Jorge Marchant Lazcano creó una señora dueña de casa, Paz
Munizaga, madre de tres hijos, en casa recién pintada, pero que no sabe amar, o tal vez no sabe qué amamos cuando amamos. Una acotada Madame Bovary de la avenida Colón
de Las Condes, cuando era un nuevo suburbio de clase media construido con la Ley Pereira de 1948,
que permitía exenciones tributarias para casas económicas. Y en esas casas de
dos pisos, su hijo Javier sabe, tiene conciencia que sus padres no se aman. Algo
triste e incómodo, que Marchant Lazcano desarrolla con decoro y coraje. Una
historia que se desenvuelve silenciosa y lacerante. Paz Munizaga es la mamá de un joven homosexual
que tampoco aprende a amar. Es decir, es una mujer que es marginalizada en el
amor, como su hijo. Javier, no es raro, se reconoce en su madre.
“Paz Munizaga sentía estar cansada, cansada por nada, era
cierto, apenas cansada de ser una mujer que desconfiaba más de la cuenta.”
Falta tiempo aún para que lleguen las mujeres rebeldes de
nuestra generación.
La novela aparece como un ensayo fatal de la pequeña ideología
de la arrogancia silenciosa de los prejuicios.
Una época ya pasada y de la que
no queda nada. Pero Marchant Lazcano rescata el sustento narrativo: sólo queda, quizá, una forma de aplanar, de invisibilizar.

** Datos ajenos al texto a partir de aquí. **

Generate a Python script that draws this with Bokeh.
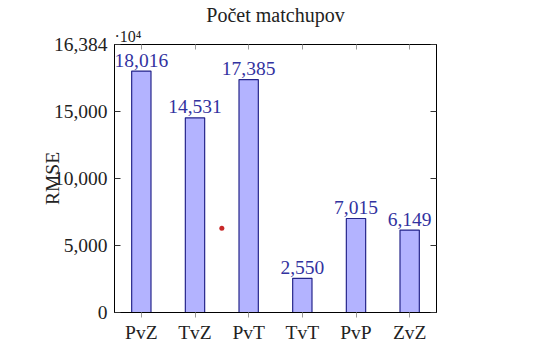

No había allí en esas familias ningún fanatismo, ningún
cínico. No, al contrario. Eficientes aplanadores. Seres tibios de tina, cuerpos
arrugados de agua tibia. Pertinentes, moderados, decentes. Piadosos. Sin errores. Eran tan
pegajosos que todo amigo que se les acercaba demasiado corría el riesgo de
volverse pusilánime. No conocían la
ideología del exceso. No había debate, controversia, ni la dignidad del
escándalo. No. Nadie quería chispas. Nadie quería excesos. No se discutía sobre
lo esencial. No había profetas. No había quien descubra una fe revolucionaria,
se cayera del caballo, y que revitalizara el hecho de vivir. Eran personajes maleables
que desajustan. Seres respetuosos, pero erróneos, equívocos, errantes,
inseguros, temerosos. Buenas personas. Pero tiemblan frente al diferente.
Paz Munizaga no será Madame Bovary, ni la Ana Karenina.
Su destino será otro, será el destino de los saturados
emocionales.
Y los demás personajes vulnerables de la novela, (su marido,
sus vecinos, su hermana, quién sea), fingiendo que esa era la vida que querían. Dubitativos,
dudosos, no querían ver, para no tener
que aceptar.
Es muy evidente que, por lo menos en la novela, no lo pasaban bien creyendo que ellos y su antejardín eran el
modelo chilensis de vivir, el estado de la civilización. Tampoco lograban ver que
todo estaba fuera de lugar. No veían que había un profundo desajuste.
Y si algo
se puede decir de esos personajes “perfectos”, construidos por Marchant
Lazcano, es que eran sutil y tristemente sordos.
Sordos y solos.
Solos.
Es fatal.
No hay final feliz en la aguda novela de Marchant Lazcano.
Pena y desdicha.
Falta aún un tiempo para que esos personajes, o sus hijos, descubran que el conflicto no es entre distintos, sino entre ricos y pobres.